INSTRUCTION - Using the listing below, copy every line that mentions "seaborn".

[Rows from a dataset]
◆ ◆ ◆ ◆ ◆ ◆ ◆
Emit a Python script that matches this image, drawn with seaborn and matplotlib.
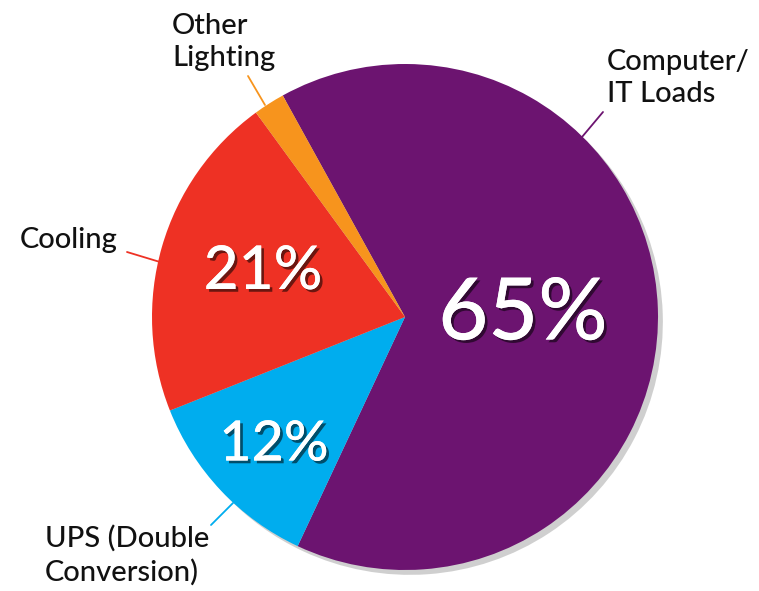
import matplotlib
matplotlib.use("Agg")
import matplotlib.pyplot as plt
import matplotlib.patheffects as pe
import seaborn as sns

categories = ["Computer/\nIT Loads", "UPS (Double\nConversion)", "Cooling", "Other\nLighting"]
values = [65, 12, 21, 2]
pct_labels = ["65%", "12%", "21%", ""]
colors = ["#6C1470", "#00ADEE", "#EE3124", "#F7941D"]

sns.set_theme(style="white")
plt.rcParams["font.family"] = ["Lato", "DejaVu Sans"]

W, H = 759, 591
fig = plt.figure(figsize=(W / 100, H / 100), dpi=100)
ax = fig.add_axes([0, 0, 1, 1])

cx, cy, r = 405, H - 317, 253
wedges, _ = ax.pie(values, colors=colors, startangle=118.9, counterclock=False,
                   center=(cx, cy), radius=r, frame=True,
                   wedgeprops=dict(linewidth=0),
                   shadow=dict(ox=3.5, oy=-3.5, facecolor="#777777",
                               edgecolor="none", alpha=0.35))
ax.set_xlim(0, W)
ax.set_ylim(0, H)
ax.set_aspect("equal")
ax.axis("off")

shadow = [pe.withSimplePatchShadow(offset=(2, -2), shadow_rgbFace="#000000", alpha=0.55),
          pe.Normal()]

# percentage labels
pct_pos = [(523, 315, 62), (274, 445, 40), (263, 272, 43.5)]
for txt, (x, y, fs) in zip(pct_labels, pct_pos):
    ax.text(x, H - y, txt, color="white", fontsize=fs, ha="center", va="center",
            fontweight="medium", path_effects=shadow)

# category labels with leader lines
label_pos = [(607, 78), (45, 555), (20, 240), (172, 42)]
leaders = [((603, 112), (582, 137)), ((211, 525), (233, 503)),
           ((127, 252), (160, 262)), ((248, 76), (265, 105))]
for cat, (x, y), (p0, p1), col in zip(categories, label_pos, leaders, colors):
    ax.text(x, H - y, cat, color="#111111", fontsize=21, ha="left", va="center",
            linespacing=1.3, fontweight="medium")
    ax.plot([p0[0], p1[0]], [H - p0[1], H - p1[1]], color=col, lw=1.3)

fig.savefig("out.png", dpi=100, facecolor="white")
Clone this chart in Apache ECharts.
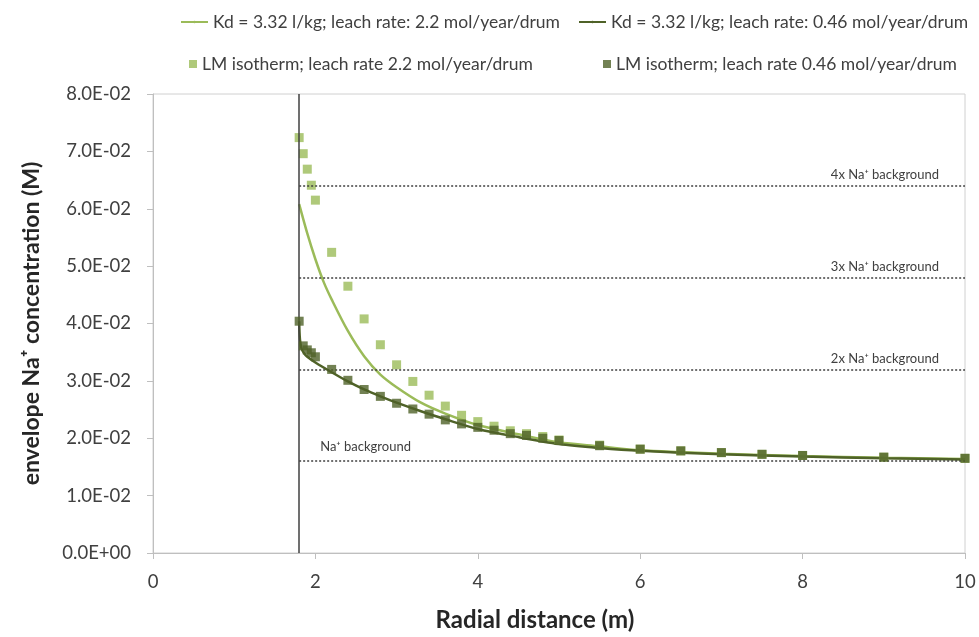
◆ ◆ ◆ ◆ ◆ ◆ ◆
TASK OUTPUT -
Emit a Python script that matches this image, drawn with seaborn and matplotlib.
import seaborn as sns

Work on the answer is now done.